Posted to issues@kudu.apache.org by "Todd Lipcon (JIRA)" <ji...@apache.org> on 2016/07/21 03:24:20 UTC

[jira] [Commented] (KUDU-1538) "Orphaned" block deletion can delete live blocks in use by other tablets

    [ https://issues.apache.org/jira/browse/KUDU-1538?page=com.atlassian.jira.plugin.system.issuetabpanels:comment-tabpanel&focusedCommentId=15387075#comment-15387075 ] 

Todd Lipcon commented on KUDU-1538:
-----------------------------------

A couple thoughts here:

- the above stuff is trying hard to avoid block leaks in the case of crashing just after a metadata flush, but we already have the opposite leak in the case of a crash just before a metadata flush (the in-progress blocks being written as the compaction output are "committed" in the block manager but not referenced anywhere). So, even despite our best efforts, we _still_ have to worry about a more thorough (eg mark-and-sweep-style) "garbage collector" for blocks (KUDU-829). Maybe we should just throw away this best effort and accept that our current offering is 'data leaky' and come up with a better holistic solution?
- the fact that we use randomized block IDs instead of sequential block IDs makes reuse much more plausible. With sequentially-allocated IDs, we'd have to "wrap around" our extremely large space to make this an issue, which is _way_ less likely. (I actually had a patch back in 2014 to do this, with some other benefits, but it only was for the FBM)
- maybe we need to "reserve" those block IDs in the block manager until they're actually fully removed from the metadata? worried that this could be quite complex, though.
- maybe a more 'WAL-like' way of doing the roll-forward, tied to specific revisions of the TabletMetadata, is the way to go?

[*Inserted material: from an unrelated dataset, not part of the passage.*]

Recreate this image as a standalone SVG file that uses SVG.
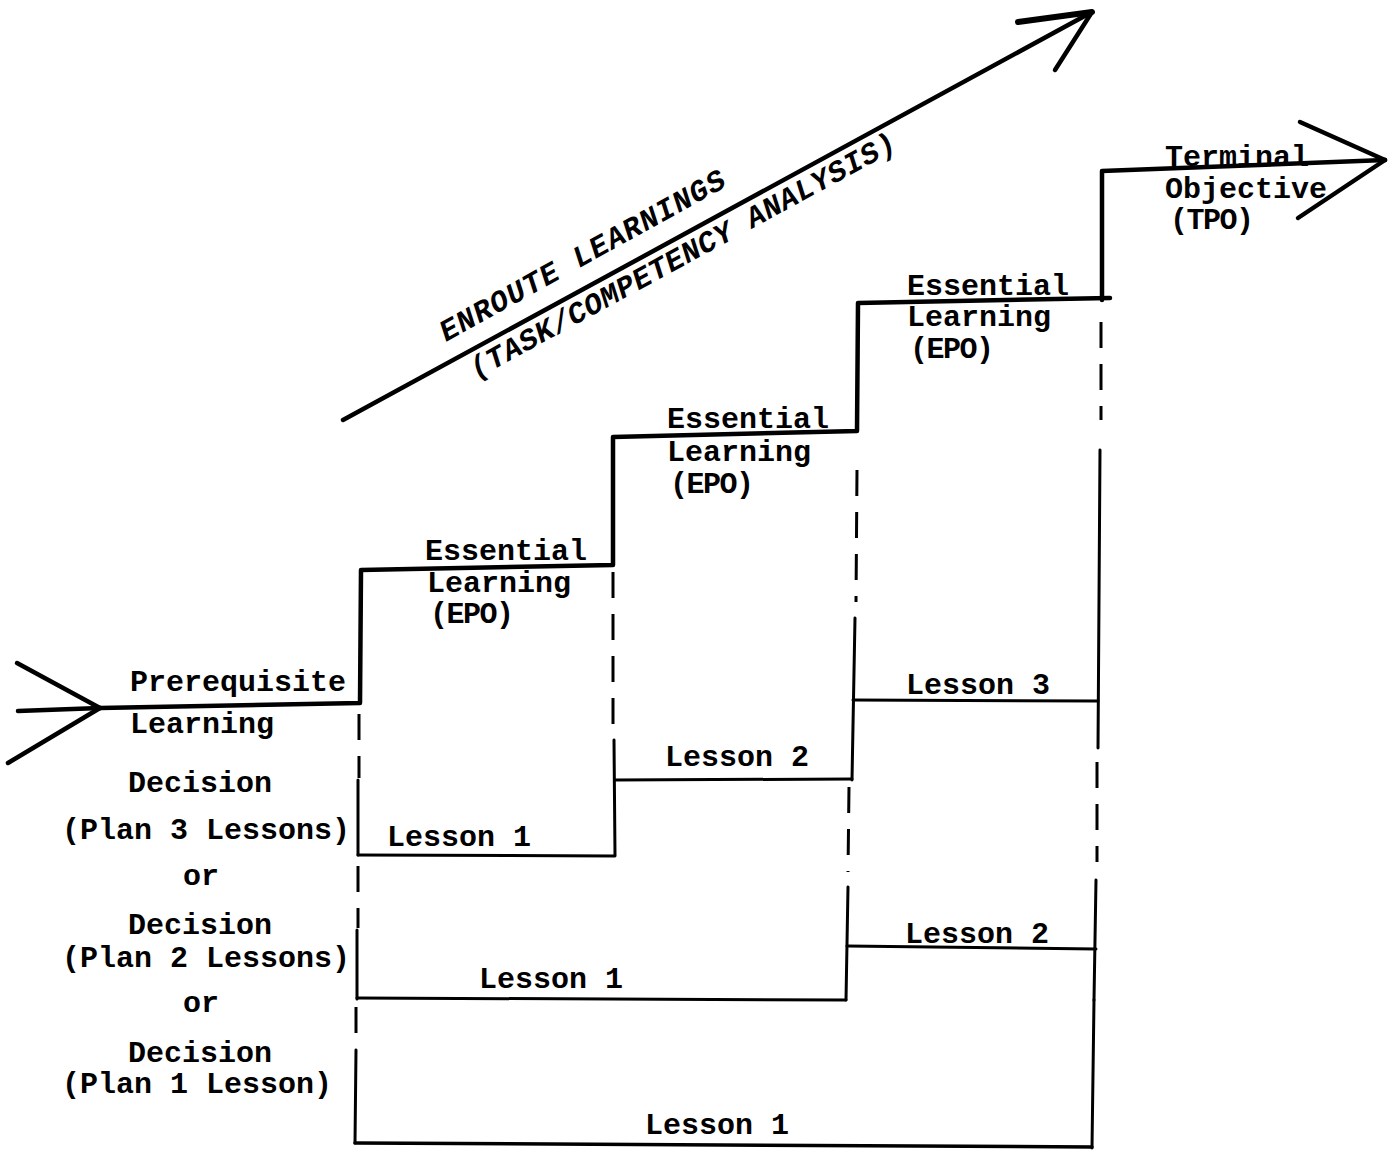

> "Orphaned" block deletion can delete live blocks in use by other tablets
> ------------------------------------------------------------------------
>
>                 Key: KUDU-1538
>                 URL: https://issues.apache.org/jira/browse/KUDU-1538
>             Project: Kudu
>          Issue Type: Bug
>          Components: fs, tablet
>    Affects Versions: 0.9.1
>            Reporter: Todd Lipcon
>            Priority: Blocker
>
> Currently, we allocate block IDs using a random number generator, ensuring that the blocks we allocate are not already in use. Of course that doesn't proclude a block which was previously used and then deleted from having its ID reused.
> This interacts quite poorly with the "orphaned block" processing we have in tablet metadata. As a refresher, the "orphaned block" thing is used as follows:
> - during a compaction, we have the output blocks (newly written data) and the input blocks (data which has been compacted and no longer relevant)
> - when the compaction finishes, we write a new TabletMetadata which swaps in the new blocks and removes the old blocks
> -- followed by that, we delete the old (input) blocks. Of course we can't delete the old blocks until after we've flushed the metadata, or else if we crashed before flushing the metadata we'd have lost track of the new block IDs.
> -- so, we defer the deletion of the input blocks until after the metadata has been flushed
> - this leaves open the opposite hole: if we defer the deletion of the old blocks, and we crash just _after_ flushing metadata, we would leak those old blocks and their disk space, which is no good either.
> -- so, when we flush metadata, we include the 'old blocks' in a 'orphan_blocks' array. On loading of metadata, we try to 'roll forward' the deletion to prevent the above-mentioned leak from being permanent.
> The "roll forward" behavior mentioned above is what seems to be eating blocks. We can now have the following bad interleaving:
> - a compaction in tablet A succeeds and lists block ID "X" as orphaned
> - a different tablet B re-uses block ID "X"
> - we restart the TS, or trigger a remote bootstrap (which also "cleans up" orphan blocks)
> -- it deletes block "X" from underneath tablet "B"



--
This message was sent by Atlassian JIRA
(v6.3.4#6332)